Thursday, June 11, 2009

Judgement Day

I have gone back and forth on this post, but I have to get it out.

My neighbor is mosaic-ing the front of her house.  In my head I am plotting how I am going to discreetly get a picture of this because one has to see it to really understand how in depth this mosaic is. But on the other hand, maybe my lone description of it will paint a more creative picture in your head and make my writing about it somewhat less judgemental.  This isn't beautiful Moroccan inspired Alhambra mosaic, but more of I took an after hours class at our local technical school, and sorry if I have decreased the value of all the other houses in the neighborhood mosaic.
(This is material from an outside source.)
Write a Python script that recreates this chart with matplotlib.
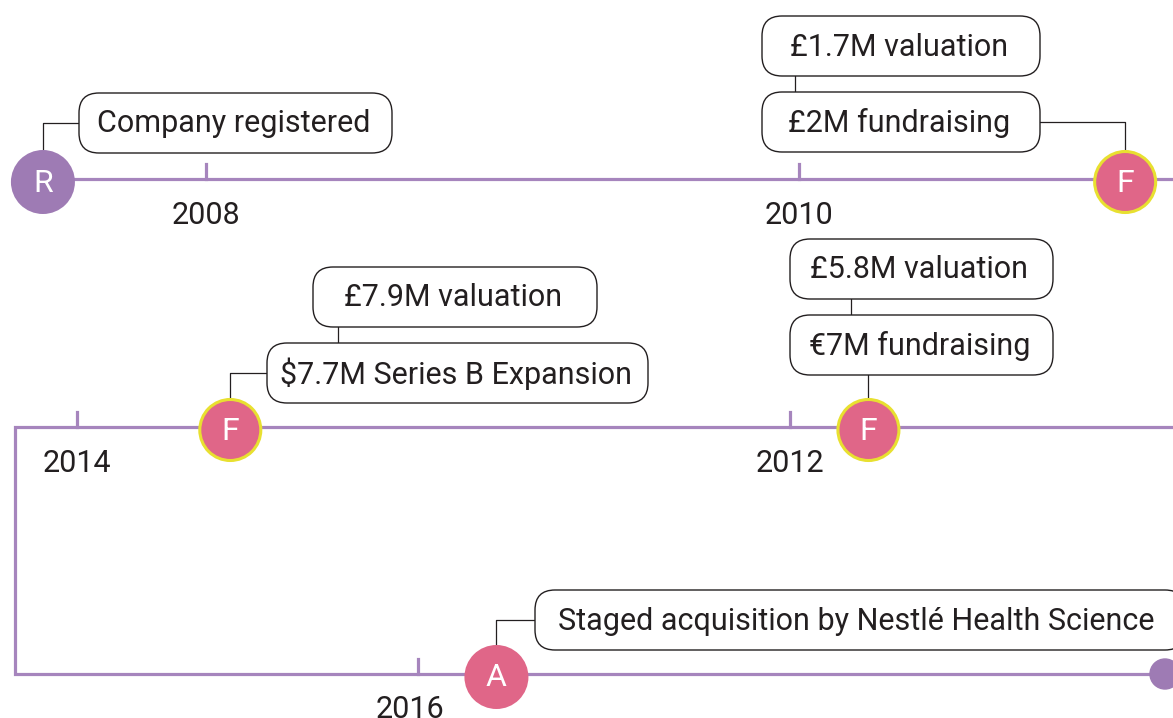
import matplotlib
matplotlib.use("Agg")
from matplotlib import pyplot as plt
from matplotlib.patches import Circle, FancyBboxPatch

# timeline data
tick_years = [[2008, 2010], [2012, 2014], [2016]]
event_years = [2007.45, 2011.1, 2011.78, 2013.57, 2016.22]
event_rows = [0, 0, 1, 1, 2]
event_letters = ["R", "F", "F", "F", "A"]
event_notes = [
    ["Company registered"],
    ["£1.7M valuation", "£2M fundraising"],
    ["£5.8M valuation", "€7M fundraising"],
    ["£7.9M valuation", "$7.7M Series B Expansion"],
    ["Staged acquisition by Nestlé Health Science"],
]

# layout (pixels)
W, H = 1173, 718
row_y = [179, 427, 674]
# x = x0 + (year - y0) * scale
row_map = [(206, 2008, 296.5), (790, 2012, -356.5), (418, 2016, 356.5)]
# per event boxes: (left, top, width), top box first
box_layout = [
    [(79, 93, 313)],
    [(762, 16, 278), (762, 92, 278)],
    [(790, 239, 263), (790, 315, 263)],
    [(313, 267, 284), (267, 343, 381)],
    [(535, 590, 650)],
]
stack_link = [None, 795, 851, 338, None]

purple = "#a685bd"
r_col = "#9e7bb4"
pink = "#e06688"
yellow = "#e8e030"
ink = "#231f20"
box_h = 60
rad = 32
fs = 22

plt.rcParams["font.family"] = ["Roboto", "DejaVu Sans"]

fig = plt.figure(figsize=(W / 100, H / 100), dpi=100)
ax = fig.add_axes([0, 0, 1, 1])
ax.set_xlim(0, W)
ax.set_ylim(H, 0)
ax.axis("off")


def year_x(row, yr):
    x0, y0, s = row_map[row]
    return x0 + (yr - y0) * s


# snake line
lw = 2.3
ax.plot([42, W + 5], [row_y[0]] * 2, color=purple, lw=lw, zorder=1, solid_capstyle="butt")
ax.plot([W + 5, 15, 15, 1165], [row_y[1], row_y[1], row_y[2], row_y[2]],
        color=purple, lw=lw, zorder=1, solid_joinstyle="miter")
ax.add_patch(Circle((1165, row_y[2]), 15, color=r_col, zorder=3))

# ticks and year labels
for r, yrs in enumerate(tick_years):
    for yr in yrs:
        x = year_x(r, yr)
        ax.plot([x, x], [row_y[r] - 15, row_y[r]], color=purple, lw=lw, zorder=1)
        ax.text(x - (8 if yr == 2016 else 0), row_y[r] + 36, str(yr), ha="center", va="center",
                fontsize=fs, color=ink)

# events
for i, yr in enumerate(event_years):
    r = event_rows[i]
    cx = year_x(r, yr)
    cy = row_y[r] + 3
    letter = event_letters[i]
    if letter == "R":
        ax.add_patch(Circle((cx, cy), rad, facecolor=r_col, edgecolor="none", zorder=3))
    elif letter == "F":
        ax.add_patch(Circle((cx, cy), rad - 1.5, facecolor=pink, edgecolor=yellow, lw=2.2, zorder=3))
    else:
        ax.add_patch(Circle((cx, cy), rad, facecolor=pink, edgecolor="none", zorder=3))
    ax.text(cx, cy + 1, letter, ha="center", va="center", color="white", fontsize=23, zorder=4)

    boxes = box_layout[i]
    for (bx, by, bw), note in zip(boxes, event_notes[i]):
        ax.add_patch(FancyBboxPatch((bx, by), bw, box_h,
                                    boxstyle="round,pad=0,rounding_size=20",
                                    facecolor="white", edgecolor=ink, lw=1.0, zorder=2))
        if bx + bw > W:
            ax.text(bx + 23, by + box_h / 2 + 1, note, ha="left", va="center",
                    fontsize=fs, color=ink, zorder=3)
        else:
            ax.text(bx + bw / 2 - 2, by + box_h / 2 + 1, note, ha="center", va="center",
                    fontsize=fs, color=ink, zorder=3)

    # link between stacked boxes
    if stack_link[i] is not None:
        top_box = boxes[0]
        ax.plot([stack_link[i]] * 2, [top_box[1] + box_h, boxes[1][1]],
                color=ink, lw=0.9, zorder=1)

    # connector from marker to lowest box
    bx, by, bw = boxes[-1]
    top = cy - rad
    if bx <= cx <= bx + bw:
        ax.plot([cx, cx], [top, by + box_h], color=ink, lw=0.9, zorder=1)
    else:
        mid = by + box_h / 2
        edge = bx if cx < bx else bx + bw
        ax.plot([cx, cx, edge], [top, mid, mid], color=ink, lw=0.9, zorder=1)

fig.savefig("out.png", dpi=100)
It all started about a month ago, in fact, the day that I posted "Blue Skies."  I remember quite clearly seeing Ruth, our neighbor, outside tiling the number 23 above her mailbox; I thought very little of it.  She was simply making a decorative house number.  THEN, some decorative tiles were epoxied around the basement windows- 1x1 burgundy tiles, one of them had a sort of sun designed worked into it.  I started to think, perhaps she had taken a class and thought she would dress up the plain, grey cement foundation of her split-level house.  But it didn't stop there.  Oh no.  Next I noticed that she had started to decorate the chimney, and then to the left of her garage, she mosaiced a tree that has branches that go up and over the garage, with specialty tiles that are leaves and tiny, little three-dimensional terra cotta pots, so she can actually plant things in them.  Now there are checkered flags, and big, white and black 3x3 tiles starting to cover the bottom quarter of her house.  

Ruth is originally from Europe and while I am no expert in exterior European house design, I think this might even be odd there.  I am waiting for HGTV to show up and ask us all, "What's with that house?"   

Even as I write it, I know how catty and petty it must sound, but I am obsessed.  So much so that I have changed the course I drive when leaving and returning home, just so I can see the bizarre progression.